Las Vegas Sun

March 28, 2024

Energy boss: Nuke dump reopens but work remains

Nuke Repository

Sam Christensen/Nuclear Waste Partnership via U.S. Energy Department / AP

This Jan. 4, 2017, image provided by the U.S. Energy Department and its contractor Nuclear Waste Partnership shows workers moving waste underground at the Waste Isolation Pilot Plant near Carlsbad, N.M. The repository, the federal government’s only underground spot for disposing of low-level nuclear waste, had been shuttered for nearly three years since a 2014 radiation release.

ALBUQUERQUE, N.M. — The reopening of the nation's only underground nuclear waste repository nearly three years after a radiation leak marks a key step toward cleaning up a decadeslong legacy of bomb-making and research, but the U.S. energy secretary said more needs to be done before a backlog of contaminated material starts heading to the New Mexico desert again.

The radiation release halted work at the Waste Isolation Pilot Plant and derailed a multibillion-dollar cleanup program, raising questions about oversight across the U.S. nuclear weapons complex and leading waste to build up at sites around the country.

Energy Secretary Ernest Moniz told The Associated Press that sweeping changes have been made to improve safety and that hard work by employees and technological advancements over the last three years should bolster public confidence in cleanup efforts following the 2014 leak.

"We are very, very excited about getting at least a resumption of operations," he said during an interview late Sunday. "I do want to caution we will not be at full speed yet for a few years."

Moniz, Gov. Susana Martinez, members of the state's congressional delegation and others gathered Monday to formally mark the reopening of the site in southern New Mexico.

Officials shut down the repository in February 2014 after a chemical reaction inside a drum of inappropriately packed waste caused the lid to burst, contaminating some disposal vaults, corridors and air shafts.

The facility is carved out of an ancient salt formation about a half-mile below the desert surface, with the idea that eventually the shifting salt will entomb the waste.

Moniz acknowledged that the closure caused a backlog of waste at sites including northern New Mexico's Los Alamos National Laboratory, the birthplace of the atomic bomb, and the Savannah River Site in South Carolina, where the basic materials used to fabricate nuclear weapons were produced.

The secretary is hopeful shipments can resume later this year, but work to move the waste underground takes more time now because of the extra clothing, respirators and heavy monitoring devices that workers must wear to protect against the contamination. Limited ventilation also slows the work.

While no schedule has been finalized, officials expect the repository will be accepting about five shipments a week later this year.

The radiation leak also triggered intense state and federal investigations that revealed mismanagement, lax oversight and a failure to follow existing policies.

New Mexico cited the Waste Isolation Pilot Plant and Los Alamos lab — where the drum was packed — for numerous permit violations, while federal investigators detailed a list of corrective actions. Negotiations eventually led to the largest settlement ever between the Energy Department and a state.

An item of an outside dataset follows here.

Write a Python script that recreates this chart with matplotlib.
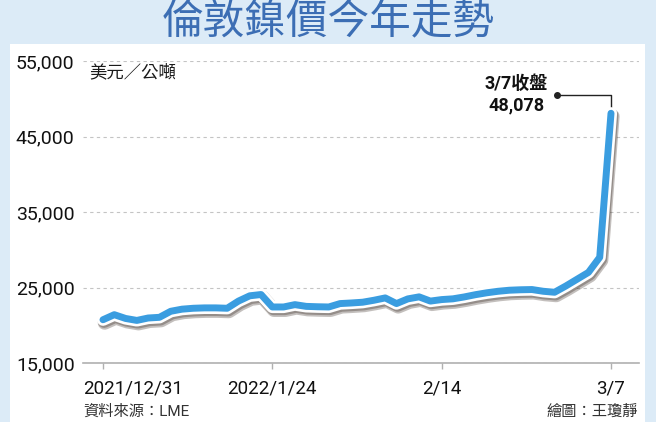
import numpy as np
import matplotlib.pyplot as plt
import matplotlib.patheffects as pe
from matplotlib.patches import Rectangle
from matplotlib.transforms import ScaledTranslation

plt.rcParams['font.family'] = ['Roboto', 'Noto Sans CJK TC', 'DejaVu Sans']

# LME nickel close, USD/t, one value per trading day 2021/12/31 .. 2022/3/7
prices = [20730, 21400, 20900, 20640, 20960, 21050, 21850, 22130, 22250, 22300,
          22300, 22250, 23200, 23900, 24070, 22420, 22420, 22730, 22500, 22450,
          22420, 22870, 22950, 23050, 23310, 23620, 22870, 23490, 23760, 23200,
          23400, 23500, 23750, 24050, 24300, 24500, 24640, 24700, 24730, 24500,
          24370, 25200, 26100, 27000, 29000, 48078]
tick_idx = [0, 15, 30, 45]
tick_labels = ['2021/12/31', '2022/1/24', '2/14', '3/7']
yticks = [15000, 25000, 35000, 45000, 55000]

blue = '#3a9de0'
fig = plt.figure(figsize=(6.56, 4.22), dpi=100, facecolor='#dcebf7')
fig.patches.append(Rectangle((10 / 656, 0), 635 / 656, 378 / 422,
                             transform=fig.transFigure, facecolor='white',
                             edgecolor='none', zorder=-10))

fig.text(0.5, 1 - 23 / 422, '倫敦鎳價今年走勢', ha='center', va='center',
         fontsize=30, color='#3c6eb4', family=['Noto Sans CJK TC'])

ax = fig.add_axes([83 / 656, 1 - 363 / 422, 556 / 656, 302 / 422])
ax.set_zorder(2)
ax.set_facecolor('none')
x = np.arange(len(prices))
ax.set_xlim(-1.77, 47.48)
ax.set_ylim(15000, 55000)

line, = ax.plot(x, prices, color=blue, lw=5, solid_joinstyle='round',
                solid_capstyle='round', zorder=3)
line.set_path_effects([
    pe.SimpleLineShadow(offset=(1.2, -2.2), shadow_color='#2a1c12', alpha=0.28, linewidth=10),
    pe.SimpleLineShadow(offset=(0.8, -1.4), shadow_color='#2a1c12', alpha=0.3, linewidth=9),
    pe.Stroke(linewidth=8.8, foreground='white'),
    pe.Normal()])

# close annotation
last_x, last_y = x[-1], prices[-1]
dot_x, dot_y = last_x - 4.8, last_y + 2400
ax.plot([dot_x, last_x, last_x], [dot_y, dot_y, last_y], color='#222222', lw=1.0, zorder=2)
ax.plot(dot_x, dot_y, 'o', color='#222222', ms=4, zorder=2)
ax.text(dot_x - 3.6, dot_y, '3/7收盤\n{:,}'.format(last_y), ha='center', va='center',
        fontsize=13, fontweight='bold', color='#111111', linespacing=1.25)

ax.text(0.012, 53500, '美元／公噸', fontsize=12.5, color='#1a1a1a', va='center',
        transform=ax.get_yaxis_transform())

ax.set_yticks(yticks)
ax.set_yticklabels(['{:,}'.format(v) for v in yticks])
ax.yaxis.grid(True, linestyle=(0, (3, 3)), color='#c4c4c4', lw=0.8)
ax.tick_params(axis='y', length=0, pad=6, labelsize=14, labelcolor='#111111')
ax.set_xticks(tick_idx)
ax.set_xticklabels(tick_labels)
ax.tick_params(axis='x', length=4, width=1, color='#b0b0b0', pad=8,
               labelsize=13.5, labelcolor='#111111')
first = ax.get_xticklabels()[0]
first.set_ha('left')
first.set_transform(first.get_transform() + ScaledTranslation(-0.20, 0, fig.dpi_scale_trans))

for s in ['left', 'right', 'top']:
    ax.spines[s].set_visible(False)
ax.spines['bottom'].set_color('#b0b0b0')
ax.spines['bottom'].set_linewidth(1.2)
ax.set_axisbelow(True)

fig.text(83 / 656, 1 - 412 / 422, '資料來源：LME', fontsize=11, va='center', color='#333333')
fig.text(638 / 656, 1 - 412 / 422, '繪圖：王瓊靜', fontsize=11, va='center', ha='right',
         color='#333333')

fig.savefig('out.png', dpi=100, facecolor=fig.get_facecolor())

"Bottom line: We moved quickly to hold the federal government accountable," Gov. Martinez said in a statement.

She also thanked Moniz and the department for taking responsibility, noting the importance of the repository to the U.S. and the state's economy.

The leak has been costly, with cleanup expected to approach a half-billion dollars once a new, permanent ventilation system is installed. Watchdog groups also have accused the federal government of rushing to reopen the facility.

Following a series of reviews and an inspection by New Mexico regulators, workers last Wednesday moved the first two pallets of waste from an above-ground storage building underground.

Moniz said the department has learned a lot since 2014: the criteria for characterizing, treating and packaging waste has been overhauled and numerous technological advancements have been made as scientists worked to solve problems the agency had not encountered before.

"The workers had some really challenging environments to deal with because of the contamination," he said. "That really made for a tough period, but again ingenuity came to the fore."